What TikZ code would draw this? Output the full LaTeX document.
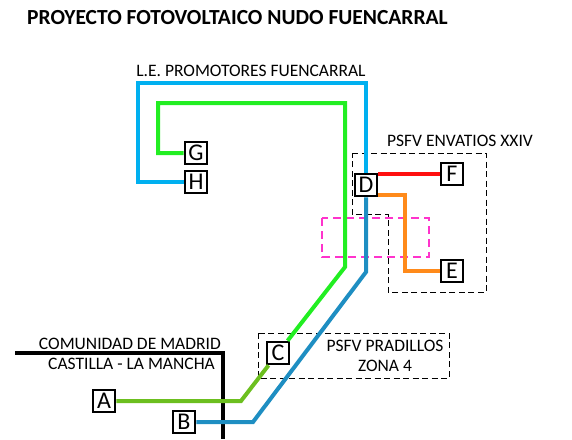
\documentclass[tikz,border=0pt]{standalone}
\usepackage{fontspec}
\setmainfont{Carlito}
\definecolor{skyline}{HTML}{00B0F0}
\definecolor{deepline}{HTML}{1E8EC2}
\definecolor{limeline}{HTML}{22EE22}
\definecolor{grassline}{HTML}{6CBF1F}
\definecolor{redline}{HTML}{FF1010}
\definecolor{orangeline}{HTML}{FF8A1A}
\definecolor{pinkzone}{HTML}{FF33CC}

\tikzset{
  site/.style={draw=black, line width=2.6pt, fill=white, minimum size=22pt,
    inner sep=0pt, font=\fontsize{24}{24}\selectfont},
  zone/.style={draw=black, line width=0.8pt, dash pattern=on 6pt off 3.5pt},
  cable/.style={line width=4pt},
  label/.style={font=\fontsize{17.5}{20}\selectfont, inner sep=0pt},
}

\begin{document}
\begin{tikzpicture}[x=1pt,y=-1pt]
  \useasboundingbox (0,0) rectangle (572,439);

  % title
  \node[anchor=west, inner sep=0pt, font=\bfseries\fontsize{21.5}{24}\selectfont] (title) at (27,18) {PROYECTO FOTOVOLTAICO NUDO FUENCARRAL};

  % plants (dashed areas)
  \draw[zone] (352,153) -- (486,153) -- (486,292) -- (388,292) -- (388,214) -- (352,214) -- cycle;
  \draw[zone] (258,333) rectangle (449,378);
  \draw[draw=pinkzone, line width=2pt, dash pattern=on 8pt off 5pt] (322,218) rectangle (429,257);

  % border between regions
  \draw[line width=3.5pt] (15,353) -- (223,353) -- (223,439);

  % nodes
  \node[site] (G) at (196,153) {G};
  \node[site] (H) at (196,182) {H};
  \node[site] (D) at (366,185) {D};
  \node[site] (F) at (452,174) {F};
  \node[site] (E) at (452,271) {E};
  \node[site] (C) at (278,353) {C};
  \node[site] (A) at (104,401) {A};
  \node[site] (B) at (184,422) {B};

  % cables
  \draw[cable, skyline] (H) -- (138,182) |- (366,83) -- (D);
  \draw[cable, limeline] (G) -- (158,153) |- (345,103) -- (345,267) -- (C);
  \draw[cable, grassline] (A) -- (241,401) -- (C);
  \draw[cable, deepline] (D) -- (366,272) -- (253,422) -- (B);
  \draw[cable, redline] (F) -- (F -| D.east);
  \draw[cable, orangeline] (D.south east) ++(0,-2) -| (405,271) -- (E);

  % labels
  \node[label] (lineName) at (251,71) {L.E. PROMOTORES FUENCARRAL};
  \node[label] (envatios) at (460,141) {PSFV ENVATIOS XXIV};
  \node[label, align=center] (pradillos) at (385,356) {PSFV PRADILLOS\\ZONA 4};
  \node[label, anchor=east] (madrid) at (221,344) {COMUNIDAD DE MADRID};
  \node[label, anchor=east] (castilla) at (215,364) {CASTILLA - LA MANCHA};
\end{tikzpicture}
\end{document}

**WRITTEN REQUEST**
With all pictures left out, please transcribe exactly the lines from the start of the material through the line with "(title) at (27,18)".

**EXPECTED OUTPUT**
What TikZ code would draw this? Output the full LaTeX document.
\documentclass[tikz,border=0pt]{standalone}
\usepackage{fontspec}
\setmainfont{Carlito}
\definecolor{skyline}{HTML}{00B0F0}
\definecolor{deepline}{HTML}{1E8EC2}
\definecolor{limeline}{HTML}{22EE22}
\definecolor{grassline}{HTML}{6CBF1F}
\definecolor{redline}{HTML}{FF1010}
\definecolor{orangeline}{HTML}{FF8A1A}
\definecolor{pinkzone}{HTML}{FF33CC}

\tikzset{
  site/.style={draw=black, line width=2.6pt, fill=white, minimum size=22pt,
    inner sep=0pt, font=\fontsize{24}{24}\selectfont},
  zone/.style={draw=black, line width=0.8pt, dash pattern=on 6pt off 3.5pt},
  cable/.style={line width=4pt},
  label/.style={font=\fontsize{17.5}{20}\selectfont, inner sep=0pt},
}

\begin{document}
\begin{tikzpicture}[x=1pt,y=-1pt]
  \useasboundingbox (0,0) rectangle (572,439);

  % title
  \node[anchor=west, inner sep=0pt, font=\bfseries\fontsize{21.5}{24}\selectfont] (title) at (27,18) {PROYECTO FOTOVOLTAICO NUDO FUENCARRAL};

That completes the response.